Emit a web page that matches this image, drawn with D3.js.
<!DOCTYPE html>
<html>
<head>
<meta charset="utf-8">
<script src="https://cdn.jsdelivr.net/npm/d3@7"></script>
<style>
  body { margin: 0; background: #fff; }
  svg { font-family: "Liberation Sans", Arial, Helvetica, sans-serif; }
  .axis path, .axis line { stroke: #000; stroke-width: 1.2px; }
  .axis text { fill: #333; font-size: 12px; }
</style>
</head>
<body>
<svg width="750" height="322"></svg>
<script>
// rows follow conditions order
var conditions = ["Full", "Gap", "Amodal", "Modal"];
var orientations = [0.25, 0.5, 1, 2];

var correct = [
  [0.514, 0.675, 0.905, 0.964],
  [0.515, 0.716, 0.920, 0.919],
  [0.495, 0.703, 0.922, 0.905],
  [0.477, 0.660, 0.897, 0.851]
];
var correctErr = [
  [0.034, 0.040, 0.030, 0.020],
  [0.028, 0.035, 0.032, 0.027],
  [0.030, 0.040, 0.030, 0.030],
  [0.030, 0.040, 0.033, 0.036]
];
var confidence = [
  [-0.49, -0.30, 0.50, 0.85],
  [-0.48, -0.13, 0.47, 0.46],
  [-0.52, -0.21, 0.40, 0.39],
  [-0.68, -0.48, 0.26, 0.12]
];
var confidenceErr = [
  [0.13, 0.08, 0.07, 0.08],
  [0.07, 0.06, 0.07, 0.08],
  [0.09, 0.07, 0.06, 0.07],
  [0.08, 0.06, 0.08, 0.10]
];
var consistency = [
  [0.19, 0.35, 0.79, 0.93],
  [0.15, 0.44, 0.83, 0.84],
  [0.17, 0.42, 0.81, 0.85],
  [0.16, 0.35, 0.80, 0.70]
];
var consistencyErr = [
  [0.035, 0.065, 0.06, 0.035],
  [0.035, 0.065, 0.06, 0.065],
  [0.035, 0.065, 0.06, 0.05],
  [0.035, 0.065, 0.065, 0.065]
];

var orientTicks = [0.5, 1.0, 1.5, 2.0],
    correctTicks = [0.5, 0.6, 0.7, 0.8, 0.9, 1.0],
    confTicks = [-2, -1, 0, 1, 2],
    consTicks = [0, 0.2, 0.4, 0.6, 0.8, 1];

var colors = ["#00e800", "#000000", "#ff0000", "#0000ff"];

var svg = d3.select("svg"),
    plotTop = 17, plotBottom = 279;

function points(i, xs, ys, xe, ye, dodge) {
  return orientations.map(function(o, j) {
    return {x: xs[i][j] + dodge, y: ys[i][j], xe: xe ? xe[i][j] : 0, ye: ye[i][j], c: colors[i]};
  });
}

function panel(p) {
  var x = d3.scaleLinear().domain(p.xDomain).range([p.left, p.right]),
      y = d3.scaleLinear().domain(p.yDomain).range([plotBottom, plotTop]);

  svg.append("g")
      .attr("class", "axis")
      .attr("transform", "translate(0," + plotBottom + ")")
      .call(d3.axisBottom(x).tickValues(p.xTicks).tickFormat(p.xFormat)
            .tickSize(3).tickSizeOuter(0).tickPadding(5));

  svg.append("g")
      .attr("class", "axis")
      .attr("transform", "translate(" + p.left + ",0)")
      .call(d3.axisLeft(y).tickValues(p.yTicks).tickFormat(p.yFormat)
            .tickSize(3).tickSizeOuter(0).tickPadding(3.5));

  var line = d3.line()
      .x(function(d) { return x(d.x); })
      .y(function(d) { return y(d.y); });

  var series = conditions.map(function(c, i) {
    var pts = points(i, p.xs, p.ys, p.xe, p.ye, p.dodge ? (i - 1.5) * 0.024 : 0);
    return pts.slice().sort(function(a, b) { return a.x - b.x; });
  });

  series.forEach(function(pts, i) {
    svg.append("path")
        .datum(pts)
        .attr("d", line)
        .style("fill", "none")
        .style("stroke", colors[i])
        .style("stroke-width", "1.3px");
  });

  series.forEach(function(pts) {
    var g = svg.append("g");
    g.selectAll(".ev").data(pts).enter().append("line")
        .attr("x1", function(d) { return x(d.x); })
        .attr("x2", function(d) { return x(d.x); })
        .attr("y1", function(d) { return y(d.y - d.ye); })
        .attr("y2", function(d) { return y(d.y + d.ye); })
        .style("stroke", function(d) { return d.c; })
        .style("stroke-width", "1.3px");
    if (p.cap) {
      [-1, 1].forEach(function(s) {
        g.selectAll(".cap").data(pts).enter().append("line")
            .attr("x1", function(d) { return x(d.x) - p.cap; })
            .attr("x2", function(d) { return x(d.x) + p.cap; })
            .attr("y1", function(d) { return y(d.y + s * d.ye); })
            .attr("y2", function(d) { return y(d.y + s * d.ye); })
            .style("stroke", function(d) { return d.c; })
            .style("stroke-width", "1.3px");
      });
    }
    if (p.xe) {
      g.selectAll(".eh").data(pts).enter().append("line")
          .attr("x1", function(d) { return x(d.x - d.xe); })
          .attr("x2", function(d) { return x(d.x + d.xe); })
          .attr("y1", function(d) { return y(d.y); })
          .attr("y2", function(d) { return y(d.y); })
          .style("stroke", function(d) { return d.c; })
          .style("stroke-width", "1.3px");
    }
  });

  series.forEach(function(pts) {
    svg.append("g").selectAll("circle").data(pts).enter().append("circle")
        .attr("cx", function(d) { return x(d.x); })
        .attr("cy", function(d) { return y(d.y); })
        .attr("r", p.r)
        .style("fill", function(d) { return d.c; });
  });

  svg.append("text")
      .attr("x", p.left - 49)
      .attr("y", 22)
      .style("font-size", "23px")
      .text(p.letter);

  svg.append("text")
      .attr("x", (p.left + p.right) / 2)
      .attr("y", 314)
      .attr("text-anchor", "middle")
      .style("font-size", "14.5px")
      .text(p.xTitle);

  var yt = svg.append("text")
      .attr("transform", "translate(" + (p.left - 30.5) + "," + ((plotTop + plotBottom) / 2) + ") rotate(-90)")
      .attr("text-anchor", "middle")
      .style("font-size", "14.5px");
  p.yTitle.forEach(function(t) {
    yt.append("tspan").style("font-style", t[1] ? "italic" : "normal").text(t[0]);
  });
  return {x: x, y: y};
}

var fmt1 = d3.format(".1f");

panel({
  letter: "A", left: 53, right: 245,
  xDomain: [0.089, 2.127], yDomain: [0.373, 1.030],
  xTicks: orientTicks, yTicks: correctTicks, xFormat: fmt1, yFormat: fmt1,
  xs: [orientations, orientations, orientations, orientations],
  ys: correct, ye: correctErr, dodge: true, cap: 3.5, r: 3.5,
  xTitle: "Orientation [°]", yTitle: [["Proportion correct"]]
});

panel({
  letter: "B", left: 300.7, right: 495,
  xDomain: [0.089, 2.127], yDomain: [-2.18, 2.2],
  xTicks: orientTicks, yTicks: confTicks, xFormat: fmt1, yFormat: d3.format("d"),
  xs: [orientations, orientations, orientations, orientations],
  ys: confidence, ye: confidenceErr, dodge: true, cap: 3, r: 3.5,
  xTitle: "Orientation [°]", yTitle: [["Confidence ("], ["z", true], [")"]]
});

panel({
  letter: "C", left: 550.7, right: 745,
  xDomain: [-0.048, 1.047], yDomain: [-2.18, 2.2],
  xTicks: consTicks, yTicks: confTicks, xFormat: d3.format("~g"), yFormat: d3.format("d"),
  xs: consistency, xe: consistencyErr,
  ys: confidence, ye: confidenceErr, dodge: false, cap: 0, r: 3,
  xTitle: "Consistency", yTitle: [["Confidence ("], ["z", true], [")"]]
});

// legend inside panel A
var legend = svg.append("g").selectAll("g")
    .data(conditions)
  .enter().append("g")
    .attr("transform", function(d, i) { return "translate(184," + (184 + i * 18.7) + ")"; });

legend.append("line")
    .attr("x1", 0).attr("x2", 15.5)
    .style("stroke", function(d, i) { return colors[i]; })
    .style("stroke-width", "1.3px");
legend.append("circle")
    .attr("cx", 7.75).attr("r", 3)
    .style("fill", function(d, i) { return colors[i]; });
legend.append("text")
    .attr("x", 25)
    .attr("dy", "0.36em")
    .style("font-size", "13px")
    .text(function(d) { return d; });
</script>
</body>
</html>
---
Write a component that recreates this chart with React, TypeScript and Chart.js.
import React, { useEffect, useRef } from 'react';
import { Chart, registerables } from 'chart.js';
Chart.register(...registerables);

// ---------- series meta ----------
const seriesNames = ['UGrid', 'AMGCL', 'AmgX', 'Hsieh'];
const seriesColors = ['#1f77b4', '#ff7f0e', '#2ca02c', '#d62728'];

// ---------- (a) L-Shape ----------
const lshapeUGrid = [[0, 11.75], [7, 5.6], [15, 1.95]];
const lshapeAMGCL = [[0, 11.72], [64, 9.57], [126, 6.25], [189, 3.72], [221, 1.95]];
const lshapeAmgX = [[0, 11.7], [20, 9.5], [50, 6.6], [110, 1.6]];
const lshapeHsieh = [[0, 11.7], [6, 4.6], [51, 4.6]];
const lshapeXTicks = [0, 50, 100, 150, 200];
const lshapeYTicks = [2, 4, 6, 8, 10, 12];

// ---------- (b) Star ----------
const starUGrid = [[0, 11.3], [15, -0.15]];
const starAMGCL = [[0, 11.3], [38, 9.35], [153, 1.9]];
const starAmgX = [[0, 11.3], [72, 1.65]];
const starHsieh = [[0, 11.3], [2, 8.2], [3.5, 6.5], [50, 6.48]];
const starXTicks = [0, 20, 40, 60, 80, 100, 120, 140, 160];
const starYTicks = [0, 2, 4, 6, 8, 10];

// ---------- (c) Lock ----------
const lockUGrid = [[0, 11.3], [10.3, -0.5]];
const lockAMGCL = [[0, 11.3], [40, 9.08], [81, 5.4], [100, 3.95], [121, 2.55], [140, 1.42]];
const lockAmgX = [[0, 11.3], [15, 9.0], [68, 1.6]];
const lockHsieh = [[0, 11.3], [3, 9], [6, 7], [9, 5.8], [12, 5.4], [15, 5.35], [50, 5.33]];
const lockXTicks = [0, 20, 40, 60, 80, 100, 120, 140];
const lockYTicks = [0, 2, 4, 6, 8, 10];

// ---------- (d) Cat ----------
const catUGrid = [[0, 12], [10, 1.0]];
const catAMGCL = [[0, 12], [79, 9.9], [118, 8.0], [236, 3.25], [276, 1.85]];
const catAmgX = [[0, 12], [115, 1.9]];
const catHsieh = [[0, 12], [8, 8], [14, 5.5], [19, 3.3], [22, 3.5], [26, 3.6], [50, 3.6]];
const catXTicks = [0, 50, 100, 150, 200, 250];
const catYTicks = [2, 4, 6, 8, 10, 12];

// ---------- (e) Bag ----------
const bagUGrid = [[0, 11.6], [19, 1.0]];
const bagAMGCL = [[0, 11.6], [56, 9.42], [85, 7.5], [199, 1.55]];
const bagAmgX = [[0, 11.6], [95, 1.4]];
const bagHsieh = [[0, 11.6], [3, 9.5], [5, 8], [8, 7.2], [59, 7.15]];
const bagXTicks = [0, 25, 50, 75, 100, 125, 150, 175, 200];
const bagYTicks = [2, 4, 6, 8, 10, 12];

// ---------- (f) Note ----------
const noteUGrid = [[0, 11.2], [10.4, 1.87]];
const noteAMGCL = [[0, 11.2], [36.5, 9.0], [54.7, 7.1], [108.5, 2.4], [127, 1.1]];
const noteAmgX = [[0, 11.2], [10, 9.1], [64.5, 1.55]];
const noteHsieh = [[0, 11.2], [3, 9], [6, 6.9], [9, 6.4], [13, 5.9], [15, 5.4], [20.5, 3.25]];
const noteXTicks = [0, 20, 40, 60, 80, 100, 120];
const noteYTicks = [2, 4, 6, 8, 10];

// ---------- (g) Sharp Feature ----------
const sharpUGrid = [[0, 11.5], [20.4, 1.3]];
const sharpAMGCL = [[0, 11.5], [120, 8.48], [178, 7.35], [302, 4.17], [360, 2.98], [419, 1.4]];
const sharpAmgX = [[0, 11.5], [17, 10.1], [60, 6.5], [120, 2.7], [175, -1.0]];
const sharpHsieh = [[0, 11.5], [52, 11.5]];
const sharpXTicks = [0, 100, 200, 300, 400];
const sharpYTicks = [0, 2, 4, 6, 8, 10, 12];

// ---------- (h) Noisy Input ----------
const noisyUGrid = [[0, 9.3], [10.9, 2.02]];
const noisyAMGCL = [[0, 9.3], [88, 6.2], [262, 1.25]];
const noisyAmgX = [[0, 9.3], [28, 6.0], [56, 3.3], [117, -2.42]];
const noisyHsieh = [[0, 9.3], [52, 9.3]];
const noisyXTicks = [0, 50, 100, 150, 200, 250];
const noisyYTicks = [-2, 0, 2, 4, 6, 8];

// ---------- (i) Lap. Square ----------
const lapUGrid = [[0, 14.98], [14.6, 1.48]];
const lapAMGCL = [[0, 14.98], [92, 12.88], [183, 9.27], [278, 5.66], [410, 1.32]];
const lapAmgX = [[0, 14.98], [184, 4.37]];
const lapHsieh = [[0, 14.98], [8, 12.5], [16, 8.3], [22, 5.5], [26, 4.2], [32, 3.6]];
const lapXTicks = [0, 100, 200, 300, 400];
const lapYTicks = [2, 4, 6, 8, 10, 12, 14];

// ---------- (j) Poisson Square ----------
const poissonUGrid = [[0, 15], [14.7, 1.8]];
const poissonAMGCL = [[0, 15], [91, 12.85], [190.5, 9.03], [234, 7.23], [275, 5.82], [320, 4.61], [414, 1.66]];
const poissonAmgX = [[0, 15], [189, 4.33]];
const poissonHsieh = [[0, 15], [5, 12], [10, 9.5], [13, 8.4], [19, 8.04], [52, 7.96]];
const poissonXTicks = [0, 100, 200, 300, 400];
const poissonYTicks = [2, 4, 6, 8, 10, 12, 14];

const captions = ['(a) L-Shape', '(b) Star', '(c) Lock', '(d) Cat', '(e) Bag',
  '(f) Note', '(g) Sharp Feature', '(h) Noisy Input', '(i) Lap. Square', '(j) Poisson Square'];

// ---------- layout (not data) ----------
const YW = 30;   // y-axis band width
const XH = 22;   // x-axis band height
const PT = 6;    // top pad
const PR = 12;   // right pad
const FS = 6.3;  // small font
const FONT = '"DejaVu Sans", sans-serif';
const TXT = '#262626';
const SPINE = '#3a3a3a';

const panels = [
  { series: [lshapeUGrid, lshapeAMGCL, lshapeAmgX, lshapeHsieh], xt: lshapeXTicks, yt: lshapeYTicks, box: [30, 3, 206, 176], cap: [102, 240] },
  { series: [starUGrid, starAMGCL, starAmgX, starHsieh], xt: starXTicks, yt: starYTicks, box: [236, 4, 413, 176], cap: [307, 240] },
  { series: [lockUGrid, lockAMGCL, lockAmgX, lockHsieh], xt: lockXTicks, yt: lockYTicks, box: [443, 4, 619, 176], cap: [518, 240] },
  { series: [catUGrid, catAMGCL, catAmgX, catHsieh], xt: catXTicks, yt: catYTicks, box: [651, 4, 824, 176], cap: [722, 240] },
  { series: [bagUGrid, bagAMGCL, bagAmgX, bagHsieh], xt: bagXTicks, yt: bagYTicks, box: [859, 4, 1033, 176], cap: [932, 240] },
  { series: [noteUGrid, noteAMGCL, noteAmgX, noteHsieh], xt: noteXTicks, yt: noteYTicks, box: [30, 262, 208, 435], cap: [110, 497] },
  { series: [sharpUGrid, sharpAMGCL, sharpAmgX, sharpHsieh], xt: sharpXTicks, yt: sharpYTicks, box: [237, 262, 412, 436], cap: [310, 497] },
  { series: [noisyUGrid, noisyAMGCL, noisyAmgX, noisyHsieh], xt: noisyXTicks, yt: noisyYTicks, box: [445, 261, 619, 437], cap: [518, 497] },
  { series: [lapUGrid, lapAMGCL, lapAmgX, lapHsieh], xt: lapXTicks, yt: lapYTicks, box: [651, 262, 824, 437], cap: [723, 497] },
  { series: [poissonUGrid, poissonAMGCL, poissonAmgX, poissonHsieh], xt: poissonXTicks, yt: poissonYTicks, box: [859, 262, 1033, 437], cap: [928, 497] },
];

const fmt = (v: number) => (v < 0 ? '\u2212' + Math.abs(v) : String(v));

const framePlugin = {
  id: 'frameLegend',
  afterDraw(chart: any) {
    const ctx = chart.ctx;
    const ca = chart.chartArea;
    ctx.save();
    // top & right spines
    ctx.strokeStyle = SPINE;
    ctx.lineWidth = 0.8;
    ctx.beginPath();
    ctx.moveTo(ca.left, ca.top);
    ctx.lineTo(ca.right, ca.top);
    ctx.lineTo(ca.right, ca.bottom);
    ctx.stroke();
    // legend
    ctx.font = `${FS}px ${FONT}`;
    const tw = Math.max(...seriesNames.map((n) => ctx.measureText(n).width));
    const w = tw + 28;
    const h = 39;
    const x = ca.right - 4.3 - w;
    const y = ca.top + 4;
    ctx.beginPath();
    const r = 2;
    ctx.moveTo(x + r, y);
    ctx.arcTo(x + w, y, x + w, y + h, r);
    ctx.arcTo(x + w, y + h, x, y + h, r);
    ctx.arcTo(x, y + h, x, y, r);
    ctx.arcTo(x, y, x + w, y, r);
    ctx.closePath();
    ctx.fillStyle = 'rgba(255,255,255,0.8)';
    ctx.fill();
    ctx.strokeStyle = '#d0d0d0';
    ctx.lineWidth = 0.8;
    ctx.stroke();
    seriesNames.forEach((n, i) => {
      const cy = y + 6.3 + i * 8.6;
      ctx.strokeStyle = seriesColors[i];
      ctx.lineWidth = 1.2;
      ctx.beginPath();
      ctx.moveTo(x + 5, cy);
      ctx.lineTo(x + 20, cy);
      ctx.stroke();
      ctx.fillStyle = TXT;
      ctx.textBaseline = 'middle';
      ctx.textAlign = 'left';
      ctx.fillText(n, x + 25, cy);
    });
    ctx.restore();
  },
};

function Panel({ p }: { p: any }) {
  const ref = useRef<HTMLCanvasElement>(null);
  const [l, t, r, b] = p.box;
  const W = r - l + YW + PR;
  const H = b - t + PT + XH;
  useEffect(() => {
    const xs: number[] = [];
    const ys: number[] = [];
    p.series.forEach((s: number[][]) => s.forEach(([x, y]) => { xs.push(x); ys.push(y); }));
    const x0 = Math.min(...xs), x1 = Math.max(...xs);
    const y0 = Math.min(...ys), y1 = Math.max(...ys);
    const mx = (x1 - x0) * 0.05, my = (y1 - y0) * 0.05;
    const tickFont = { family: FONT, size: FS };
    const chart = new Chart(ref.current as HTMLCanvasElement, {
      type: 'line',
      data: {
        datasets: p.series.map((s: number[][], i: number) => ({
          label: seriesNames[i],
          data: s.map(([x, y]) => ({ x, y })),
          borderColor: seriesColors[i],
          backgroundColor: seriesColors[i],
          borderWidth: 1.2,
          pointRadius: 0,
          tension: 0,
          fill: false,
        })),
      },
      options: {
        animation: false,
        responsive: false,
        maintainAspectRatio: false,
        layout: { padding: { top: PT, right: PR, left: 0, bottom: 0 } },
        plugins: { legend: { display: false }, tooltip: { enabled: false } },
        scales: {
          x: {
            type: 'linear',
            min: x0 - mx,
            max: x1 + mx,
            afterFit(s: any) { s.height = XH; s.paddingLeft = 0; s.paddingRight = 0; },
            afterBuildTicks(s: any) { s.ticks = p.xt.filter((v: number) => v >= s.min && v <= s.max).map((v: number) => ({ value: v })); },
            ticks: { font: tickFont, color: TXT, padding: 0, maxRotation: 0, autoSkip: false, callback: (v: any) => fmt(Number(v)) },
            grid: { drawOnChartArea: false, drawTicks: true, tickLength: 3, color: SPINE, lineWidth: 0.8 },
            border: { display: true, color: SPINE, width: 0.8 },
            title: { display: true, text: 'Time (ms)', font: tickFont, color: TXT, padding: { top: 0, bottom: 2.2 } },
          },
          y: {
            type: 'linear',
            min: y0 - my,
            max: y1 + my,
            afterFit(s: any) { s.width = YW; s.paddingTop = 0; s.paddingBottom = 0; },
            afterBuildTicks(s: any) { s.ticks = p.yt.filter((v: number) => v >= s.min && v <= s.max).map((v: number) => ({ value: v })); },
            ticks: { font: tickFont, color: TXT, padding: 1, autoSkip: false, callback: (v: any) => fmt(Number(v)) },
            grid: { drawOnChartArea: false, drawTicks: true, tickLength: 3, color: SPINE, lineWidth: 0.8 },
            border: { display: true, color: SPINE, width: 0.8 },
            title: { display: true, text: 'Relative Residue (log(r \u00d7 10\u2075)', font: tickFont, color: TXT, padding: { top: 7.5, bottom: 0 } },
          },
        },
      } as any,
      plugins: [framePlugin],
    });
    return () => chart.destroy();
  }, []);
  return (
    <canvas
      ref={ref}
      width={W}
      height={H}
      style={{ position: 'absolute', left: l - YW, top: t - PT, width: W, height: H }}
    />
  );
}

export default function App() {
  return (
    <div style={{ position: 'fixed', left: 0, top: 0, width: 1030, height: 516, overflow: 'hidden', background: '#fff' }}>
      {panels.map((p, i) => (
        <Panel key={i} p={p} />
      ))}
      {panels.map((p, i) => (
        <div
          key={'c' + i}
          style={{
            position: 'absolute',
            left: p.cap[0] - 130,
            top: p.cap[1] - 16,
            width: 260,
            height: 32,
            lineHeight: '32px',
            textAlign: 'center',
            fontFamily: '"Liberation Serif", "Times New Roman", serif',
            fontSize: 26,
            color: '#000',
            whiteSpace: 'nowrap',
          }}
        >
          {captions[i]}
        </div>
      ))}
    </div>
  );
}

Written task | Within the listing above, the range opens at the line with "Write a component" and closes at the line with "Chart.register(...registerables);". Reproduce exactly the lines of that range, including both ends.

Answer |
Write a component that recreates this chart with React, TypeScript and Chart.js.
import React, { useEffect, useRef } from 'react';
import { Chart, registerables } from 'chart.js';
Chart.register(...registerables);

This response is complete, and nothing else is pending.